Contributed Content & Presentations
Blog Entry: Ninth Circuit Puts the Brakes on Chrysler Class Action
November 4, 2016
On October 24, 2016, the Ninth Circuit Court of Appeals reversed a district court’s certification of a class against Chrysler Group (“Chrysler”) under the California Consumers Legal Remedies Act. Because the plaintiff could not establish that damages could be measured on a classwide basis, and because the plaintiff failed to satisfy the typicality and adequacy requirements of Rule 23, the Ninth Circuit reversed certification and remanded for further proceedings.
In Doyle, Steve Doyle sued Chrysler for its alleged failure to disclose a defect in its window regulator replacements. Doyle sought to represent a class of persons that, in part, both purchased Chrysler’s replacement regulator, or otherwise had a replacement regulator “installed.” Upon the district court’s certification of the class, Chrysler immediately sought an interlocutory appeal pursuant to Federal Rule of Civil Procedure 23(f), arguing that Doyle’s “partial reimbursement” damages model could not establish damages on a classwide basis pursuant to the Supreme Court’s decision in Comcast Corp. v. Behrend. Chrysler also argued that the district court erred in holding that Doyle satisfied the typicality and adequacy requirements of Rule 23 because Doyle himself only purchased a regulator, while his proposed class included persons who never purchased a regulator, but instead had one installed.
The Ninth Circuit agreed. The Ninth Circuit first explained that, pursuant to Comcast Corp., to satisfy Rule 23(b)(3)’s predominance requirement damages must be “capable of measurement on a classwide basis.” This requirement, the Ninth Circuit stated, extends to the specific methodology proposed by a plaintiff in seeking class certification. Doyle’s proposed methodology for damages at the district court level involved a partial reimbursement model. The Ninth Circuit held that Doyle’s approach “fails to satisfy Comcast because Doyle has not offered a model for determining what percentage of the purchase price the reimbursement should be.” Because a proposed damages model must “measure only the damages that are attributable to the theory of liability,” Doyle was unable to show that damages could be measured on a classwide basis.
Additionally, the Ninth Circuit held that Doyle failed to satisfy Rule 23’s typicality requirement. Doyle’s class included both individuals who purchased a replacement regulator and those that had one installed.

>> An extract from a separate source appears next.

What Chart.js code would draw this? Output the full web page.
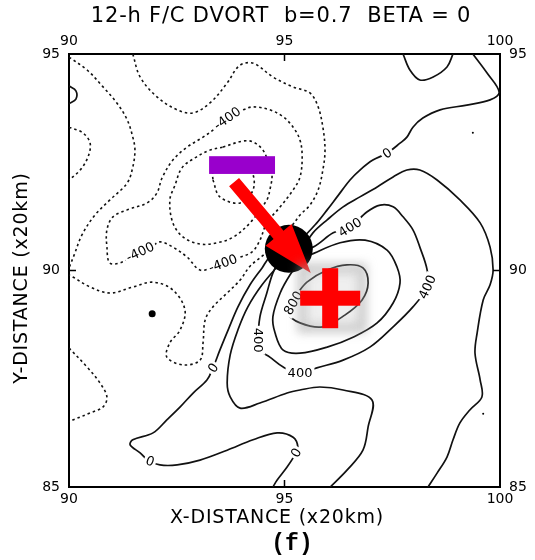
<!DOCTYPE html>
<html><head><meta charset="utf-8">
<script src="https://cdn.jsdelivr.net/npm/chart.js@4.4.1/dist/chart.umd.min.js"></script>
<style>html,body{margin:0;padding:0;background:#fff}canvas{display:block}</style>
</head><body>
<canvas id="c" width="535" height="560"></canvas>
<script>
// ---- axis ranges / ticks ----
const xRange = [90, 100];
const yRange = [85, 95];
const tickStep = 5;

// ---- dashed (negative) contours, [x, y] in grid units ----
const negLeftEdge = [[90.00,94.93],[90.42,94.63],[90.79,94.24],[91.11,93.87],[91.35,93.48],[91.48,93.08],[91.53,92.78],[91.48,92.39],[91.35,92.02],[90.95,91.63],[90.60,91.28],[90.30,90.82],[90.12,90.36],[90.00,90.06]];
const negBump = [[90.00,93.31],[90.32,93.18],[90.49,92.94],[90.44,92.62],[90.26,92.32],[90.00,92.09]];
const negLowerLeft = [[90.00,88.21],[90.42,87.77],[90.72,87.40],[90.88,87.08],[90.79,86.85],[90.49,86.71],[90.09,86.55],[90.00,86.52]];
const negOuter = [[91.48,95.00],[91.65,94.47],[92.04,94.01],[92.51,93.71],[92.88,93.64],[93.27,93.87],[93.67,94.33],[93.90,94.68],[94.08,94.79],[94.32,94.77],[94.73,94.47],[95.20,94.24],[95.59,94.10],[95.78,93.78],[95.89,93.31],[95.94,92.78],[95.89,92.32],[95.78,91.86],[95.59,91.51],[95.36,91.28],[95.13,90.98],[94.80,90.64],[94.48,90.33],[94.20,90.10],[93.97,89.78],[93.67,89.48],[93.34,89.16],[93.16,88.86],[93.11,88.33],[93.04,87.93],[92.65,87.82],[92.27,88.00],[92.34,88.33],[92.58,88.63],[92.69,89.09],[92.41,89.55],[91.95,89.73],[91.48,89.62],[90.95,89.48],[90.49,89.62],[90.09,89.85],[90.00,89.90]];
const neg400 = [[94.04,93.71],[94.27,93.78],[94.66,93.71],[94.97,93.55],[95.20,93.31],[95.36,93.01],[95.41,92.62],[95.36,92.16],[95.20,91.86],[94.90,91.47],[94.59,91.10],[94.43,90.70],[94.25,90.43],[93.97,90.31],[93.57,90.17],[93.34,90.08],[93.04,90.01],[92.74,90.31],[92.41,90.54],[92.11,90.66],[91.88,90.52],[91.65,90.43],[91.25,90.20],[90.95,90.17],[90.88,90.54],[90.88,90.94],[91.02,91.24],[91.35,91.40],[91.81,91.56],[92.04,91.79],[92.16,92.14],[92.41,92.55],[92.74,92.85],[93.11,93.08],[93.43,93.31],[93.67,93.52],[94.04,93.71]];
const neg800 = [[93.57,92.85],[94.04,92.99],[94.27,92.97],[94.50,92.78],[94.62,92.51],[94.71,92.21],[94.66,91.86],[94.59,91.63],[94.20,91.10],[93.81,90.77],[93.43,90.64],[93.04,90.61],[92.65,90.77],[92.41,91.10],[92.34,91.63],[92.46,91.97],[92.62,92.37],[92.92,92.60],[93.27,92.78],[93.57,92.85]];
const neg1200 = [[93.34,92.09],[93.50,91.70],[93.97,91.56],[94.27,91.86],[94.25,92.27],[93.97,92.55],[93.55,92.51],[93.34,92.27],[93.34,92.09]];

// ---- solid (zero / positive) contours ----
const posTiny = [[90.00,94.26],[90.16,94.15],[90.16,93.96],[90.00,93.85]];
const zeroMain = [[99.37,95.00],[99.70,94.56],[99.98,94.12],[99.77,93.94],[99.23,93.82],[98.61,93.71],[98.21,93.52],[97.98,93.31],[97.84,93.08],[97.68,92.94],[97.38,92.71],[97.05,92.55],[96.75,92.32],[96.52,92.09],[96.22,91.70],[95.99,91.40],[95.75,91.10],[95.36,90.70],[94.97,90.43],[94.66,90.31],[94.48,90.06],[94.20,89.67],[93.92,89.16],[93.71,88.67],[93.50,88.16],[93.34,87.75],[93.20,87.47],[92.88,87.17],[92.58,86.85],[92.27,86.55],[91.95,86.25],[91.48,86.09],[91.42,85.97],[91.65,85.79],[91.83,85.62],[92.11,85.51],[92.51,85.51],[93.04,85.62],[93.67,85.85],[94.27,86.09],[94.83,86.25],[95.20,86.15],[95.31,85.92],[95.24,85.74],[95.06,85.46],[94.83,85.16],[94.73,85.00]];
const zeroTop = [[97.75,95.00],[97.91,94.63],[98.14,94.40],[98.45,94.47],[98.77,94.70],[98.91,95.00]];
const posEast = [[95.48,90.59],[95.66,90.87],[95.99,91.17],[96.36,91.47],[96.75,91.70],[97.15,91.93],[97.52,92.16],[97.84,92.32],[98.14,92.32],[98.54,92.09],[99.07,91.63],[99.54,91.10],[99.77,90.54],[99.84,90.01],[99.77,89.67],[99.61,89.32],[99.47,88.56],[99.42,88.09],[99.54,87.47],[99.58,87.08],[99.30,86.78],[99.07,86.48],[98.91,86.09],[98.77,85.69],[98.54,85.32],[98.33,85.00]];
const posSouth = [[94.90,90.17],[94.48,89.67],[94.15,89.16],[93.92,88.63],[93.74,88.05],[93.67,87.40],[93.74,87.08],[93.97,86.82],[94.43,86.94],[95.06,87.17],[95.36,87.24],[95.82,87.31],[96.36,87.24],[97.03,87.01],[96.94,86.39],[96.82,85.85],[96.45,85.39],[96.06,85.00]];
const pos400 = [[95.24,90.47],[95.66,90.54],[96.13,90.87],[96.52,91.00],[96.91,91.35],[97.22,91.51],[97.52,91.47],[97.75,91.24],[97.98,90.94],[98.14,90.54],[98.31,90.01],[98.31,89.62],[97.98,89.16],[97.52,88.70],[96.98,88.23],[96.36,87.93],[95.75,87.75],[95.36,87.63],[94.97,87.77],[94.66,88.00],[94.43,88.16],[94.39,88.39],[94.43,88.93],[94.59,89.48],[94.73,89.94],[94.90,90.24],[95.24,90.47]];
const pos600 = [[95.59,90.36],[96.29,90.64],[96.87,90.70],[97.38,90.47],[97.61,90.08],[97.68,89.71],[97.52,89.25],[97.15,88.79],[96.59,88.46],[95.99,88.23],[95.36,88.09],[94.97,88.16],[94.78,88.56],[94.73,88.93],[94.90,89.48],[95.13,89.90],[95.36,90.20],[95.59,90.36]];
const pos800 = [[95.27,89.43],[95.52,89.73],[95.99,90.01],[96.45,90.13],[96.82,90.06],[96.94,89.71],[96.80,89.32],[96.40,88.97],[95.89,88.70],[95.36,88.79],[95.06,89.02],[95.06,89.25],[95.27,89.43]];

// ---- contour labels ----
const labelText = ['-400','-400','-400','0','400','400','400','400','800','0','0','0'];
const labelX = [93.67,91.65,93.57,97.38,96.52,98.31,95.36,94.39,95.20,93.34,91.88,95.27];
const labelY = [93.52,90.43,90.17,92.71,91.00,89.62,87.63,88.39,89.25,87.75,85.60,85.79];

// ---- isolated dots ----
const dotX = [91.93,99.61,99.37];
const dotY = [89.00,86.69,93.18];

// ---- overlay marks (grid units) ----
const minusBar = {x0:93.25, x1:94.78, y0:92.23, y1:92.64};
const arrowFrom = [93.83,92.04];
const arrowTo = [95.61,89.94];
const centerDot = [95.10,90.50];
const plusAt = [96.06,89.36];

// ===== styles =====
const labelAngle = [-35,-25,-20,-33,-32,-65,0,90,-60,-55,20,-60];
const dotRadius = [3.5,1,1];
const pts = a => a.map(p => ({x:p[0], y:p[1]}));
const dashedSets = [negLeftEdge,negBump,negLowerLeft,negOuter,neg400,neg800,neg1200];
const solidSets = [posTiny,zeroMain,zeroTop,posEast,posSouth,pos400,pos600,pos800];
const datasets = [];
dashedSets.forEach(a => datasets.push({data:pts(a), showLine:true, pointRadius:0, borderColor:'#111', borderWidth:1.6, borderDash:[2.5,3], tension:0.35, fill:false}));
solidSets.forEach(a => datasets.push({data:pts(a), showLine:true, pointRadius:0, borderColor:'#111', borderWidth:1.7, tension:0.35, fill:false}));
dotX.forEach((v,i) => datasets.push({data:[{x:v,y:dotY[i]}], showLine:false, pointRadius:dotRadius[i], pointBackgroundColor:'#000', pointBorderWidth:0}));

const FONT = '"DejaVu Sans", sans-serif';
Chart.defaults.font.family = FONT;

const deco = {
  id:'deco',
  afterDatasetsDraw(chart){
    const {ctx, scales:{x, y}} = chart;
    const px = v => x.getPixelForValue(v), py = v => y.getPixelForValue(v);
    const ca = chart.chartArea;
    ctx.save();
    // inward tick marks
    ctx.strokeStyle = '#000'; ctx.lineWidth = 1.5;
    ctx.beginPath();
    ctx.moveTo(px(95), ca.bottom); ctx.lineTo(px(95), ca.bottom-7);
    ctx.moveTo(px(95), ca.top); ctx.lineTo(px(95), ca.top+7);
    ctx.moveTo(ca.left, py(90)); ctx.lineTo(ca.left+7, py(90));
    ctx.moveTo(ca.right, py(90)); ctx.lineTo(ca.right-7, py(90));
    ctx.stroke();
    // contour labels
    ctx.font = '13px ' + FONT; ctx.textAlign = 'center'; ctx.textBaseline = 'middle';
    labelText.forEach((t,i) => {
      ctx.save();
      ctx.translate(px(labelX[i]), py(labelY[i]));
      ctx.rotate(labelAngle[i]*Math.PI/180);
      const w = ctx.measureText(t).width;
      ctx.fillStyle = '#fff'; ctx.fillRect(-w/2-2, -7, w+4, 14);
      ctx.fillStyle = '#000'; ctx.fillText(t, 0, 1);
      ctx.restore();
    });
    // purple minus bar
    ctx.fillStyle = '#9900cc';
    ctx.fillRect(px(minusBar.x0), py(minusBar.y1), px(minusBar.x1)-px(minusBar.x0), py(minusBar.y0)-py(minusBar.y1));
    // black circle
    ctx.fillStyle = '#000';
    ctx.beginPath(); ctx.arc(px(centerDot[0]), py(centerDot[1]), 24, 0, Math.PI*2); ctx.fill();
    // red arrow
    const ax = px(arrowFrom[0]), ay = py(arrowFrom[1]), bx = px(arrowTo[0]), by = py(arrowTo[1]);
    const L = Math.hypot(bx-ax, by-ay), ux = (bx-ax)/L, uy = (by-ay)/L, nx = -uy, ny = ux;
    const head = 50, hw = 17, sw = 6.5;
    const cx = bx-ux*head, cy = by-uy*head;
    ctx.fillStyle = '#ff0000';
    ctx.beginPath();
    ctx.moveTo(ax+nx*sw, ay+ny*sw); ctx.lineTo(cx+nx*sw, cy+ny*sw);
    ctx.lineTo(cx+nx*hw, cy+ny*hw); ctx.lineTo(bx, by);
    ctx.lineTo(cx-nx*hw, cy-ny*hw); ctx.lineTo(cx-nx*sw, cy-ny*sw);
    ctx.lineTo(ax-nx*sw, ay-ny*sw); ctx.closePath(); ctx.fill();
    // plus with soft grey halo
    const qx = px(plusAt[0]), qy = py(plusAt[1]);
    ctx.save();
    ctx.filter = 'blur(5px)';
    ctx.strokeStyle = 'rgba(150,150,150,0.45)';
    ctx.lineWidth = 10;
    ctx.strokeRect(qx-28, qy-30, 60, 60);
    ctx.fillStyle = 'rgba(190,190,190,0.25)';
    ctx.fillRect(qx-28, qy-30, 60, 60);
    ctx.restore();
    ctx.fillStyle = '#ff0000';
    ctx.fillRect(qx-8, qy-30, 16, 60);
    ctx.fillRect(qx-30, qy-7.5, 60, 15);
    ctx.restore();
  },
  afterDraw(chart){
    const ctx = chart.ctx;
    ctx.save();
    ctx.fillStyle = '#000'; ctx.textAlign = 'center'; ctx.textBaseline = 'middle';
    ctx.font = '21px ' + FONT; ctx.letterSpacing = '0.8px';
    ctx.fillText('12-h F/C DVORT  b=0.7  BETA = 0', 281, 17);
    ctx.font = '19px ' + FONT; ctx.letterSpacing = '0.8px';
    ctx.fillText('X-DISTANCE (x20km)', 277, 518);
    ctx.save(); ctx.translate(22, 278); ctx.rotate(-Math.PI/2);
    ctx.fillText('Y-DISTANCE (x20km)', 0, 0); ctx.restore();
    ctx.letterSpacing = '0px';
    ctx.font = 'bold 23px "Liberation Mono", monospace';
    ctx.fillText('(f)', 292, 544);
    ctx.restore();
  }
};

const axisCommon = (pos, range, fit) => ({
  type:'linear', position:pos, min:range[0], max:range[1],
  ticks:{stepSize:tickStep, autoSkip:false, maxRotation:0, color:'#000', font:{size:14}, padding:(pos==='left'||pos==='right')?9:4},
  grid:{display:false, drawTicks:false},
  border:{display:true, color:'#000', width:2},
  afterFit:fit
});

new Chart(document.getElementById('c'), {
  type:'scatter',
  data:{datasets},
  options:{
    responsive:false, animation:false, devicePixelRatio:1,
    layout:{padding:0},
    plugins:{legend:{display:false}, tooltip:{enabled:false}},
    scales:{
      x: axisCommon('bottom', xRange, s => { s.height = 73; }),
      x2: axisCommon('top', xRange, s => { s.height = 54; }),
      y: axisCommon('left', yRange, s => { s.width = 69; }),
      y2: axisCommon('right', yRange, s => { s.width = 35; })
    }
  },
  plugins:[deco]
});
</script>
</body></html>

Because some class members “paid for their replacement regulators while others did not,” Doyle’s claim was not typical of the entire class.
Finally, Doyle failed to adequately represent the interests of members who did not purchase replacement regulators. Doyle’s reimbursement-based model could not account for class members who had a replacement regulator installed for the seemingly obvious reason that those individuals “did not pay for their regulators and therefore have no expenses that could be reimbursed.”
The case is Doyle v. Chrysler Group, LLC, No. 15-55107, 2016 WL 6156062 (9th Cir. Oct. 24, 2016).